Distance Metrics: Norms provide a way to measure distances or similarities between data points, which is essential for clustering, classification, and recommendation systems.
How do norm and metric differ? Given a norm, make a metric. Given a metric, can we make a norm?
Norms vs. Metrics: Key Differences
|——————-|—————————————————————————|—————————————————————————|
| Measures | Length/magnitude of a single vector | Distance between two points/elements |
| Notation | ||v|| (double bars) | d(x, y) |
| Properties | Non-negativity, scalar homogeneity, triangle inequality | Non-negativity, identity of indiscernibles, symmetry, triangle inequality |
From Norm to Metric:
Given a norm ||.|| defined on a vector space V, you can easily construct a metric d on V as follows:
d(x, y) = ||x - y||
This metric measures the distance between two vectors x and y as the length of their difference vector.
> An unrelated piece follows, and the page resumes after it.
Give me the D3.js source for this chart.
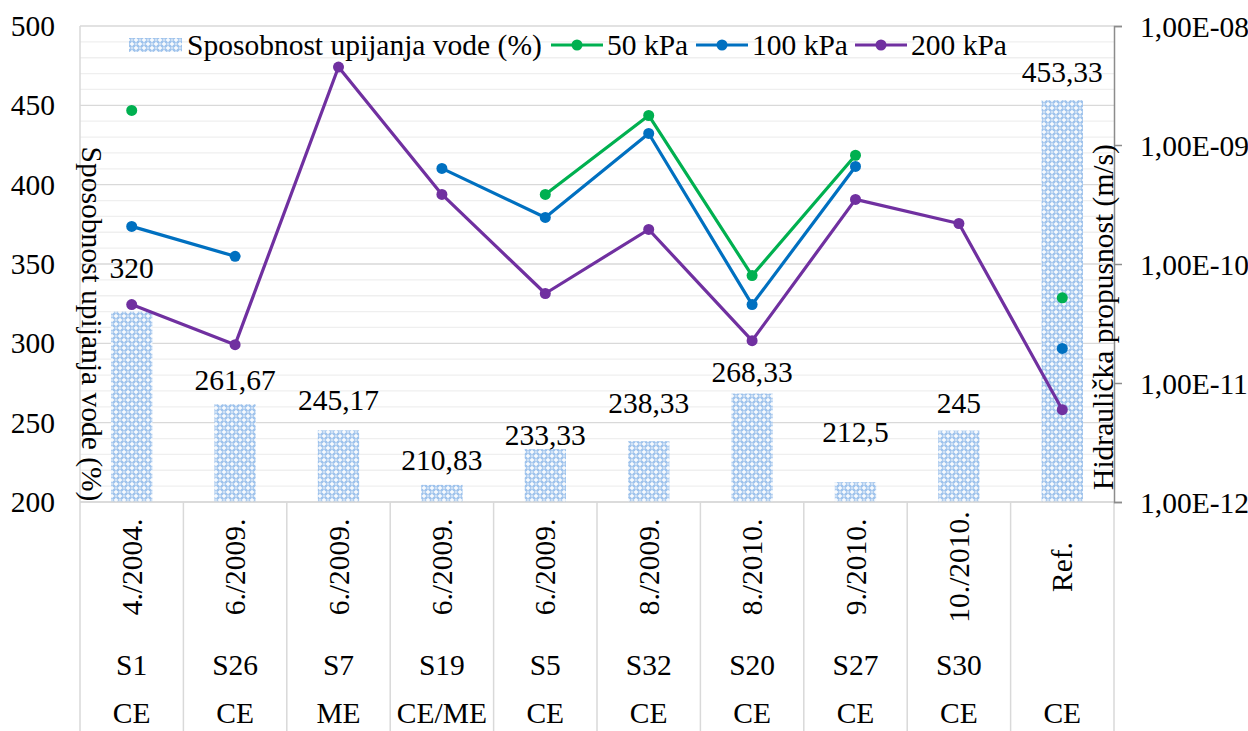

It intuitively satisfies the metric properties.
Example:
Consider the Euclidean norm (L2 norm) in 2D space:
||(x1, y1)||₂ = √(x1² + y1²)
The corresponding Euclidean metric would be:
d((x1, y1), (x2, y2)) = ||(x1, y1) - (x2, y2)||₂ = √((x1 - x2)² + (y1 - y2)²)
This is the familiar distance formula we use to calculate distances between points in the plane.
From Metric to Norm (Not Always Possible):
Given a metric d on a set X, it’s not always possible to construct a norm. A norm requires the underlying set to be a vector space, and the metric must satisfy additional properties:
- Translation Invariance: d(x + z, y + z) = d(x, y) for all x, y, z in V.
- Homogeneity: d(αx, αy) = |α|d(x, y) for all x, y in V and scalar α.
If these conditions hold, then you can define a norm using the metric:
||x|| = d(x, 0)
where 0 is the zero vector of the vector space.
Example:
The discrete metric, where the distance between any two distinct points is 1, does not satisfy translation invariance or homogeneity. Therefore, you cannot derive a norm from the discrete metric.
In Summary:
- You can always create a metric from a norm, but not vice versa.
- To go from a metric to a norm, the underlying set must be a vector space, and the metric must satisfy additional properties.